Prayer for those who rule is obligatory on the part of Christians (1 Tim. 2). The end goal of our prayer is pleasing God and the possibility of living a quiet and peaceful life. So, if God orders prayer and is pleased by prayer on behalf of our civil officials, why are we not more intentional about doing it? If the Church learns anything from these next four years, perhaps we can learn to always pray and not to faint or lose heart (Luk 18:1). As we pray, we should be mindful that the king’s heart is in the Lord’s hand, to direct it like He directs the flow of rivers (Prov. 21:1). A government can do nothing that God doesn’t allow. The entire book of Daniel speaks to God’s sovereignty over human governments and over its leaders. Daniel serves as a role model for the believer to follow when interacting with his government and his king.

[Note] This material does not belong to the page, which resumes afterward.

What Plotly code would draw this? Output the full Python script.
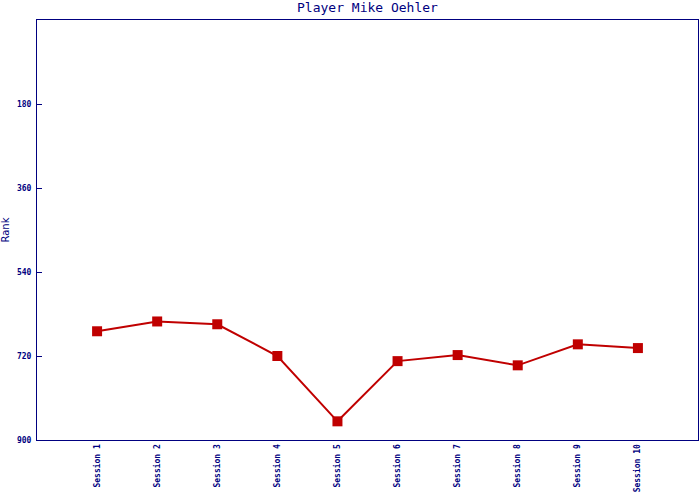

Where is the next Jeremiah Lanphier who will, without fanfare, initiate the next prayer revival such that prayer meetings will break out across our land pleading for the work of God among us? While we are praying and submitting, shouldn’t we also be about broadcasting the name of Jesus Christ across this land? Frankly, we are ambassadors living in a strange country, sent here to represent the king of another country. Our job is to represent Him to those of that foreign country. We are strangers and pilgrims, just passing through, enroute to a better place. Why are we caught up in the temporal circumstances of life? Of course, things are bad. And they will get worse before they get better. But as citizens of another country, we know that one day we will be united with our King in glory and the cares of this life will be a distant memory. The angst and political turmoil will be over as we will dwell in a house not made with hands, eternal in the heavens (2 Cor. 5:1).
It is time for the Church to be the church—”the pillar and buttress of the truth” (1 Tim 3:15). “O Church Arise and put your armour on. Hear the call of Christ our Captain” (Keith and Kristyn Getty). We ought to be a people who live before this lost and dying world in full assurance that He is in control. What a great marching song! There has never been a better time for the Church to be the Church—a light in the darkness. How will we respond to the need of the hour?
Hard days and rough waters may be before us. But these are only temporary. Jesus will preserve his own and bring us through to final victory. We should pray for our leaders, submit to them in every way we can, and stand up for God and his people while we wait for His promised return. Even so, come Lord Jesus.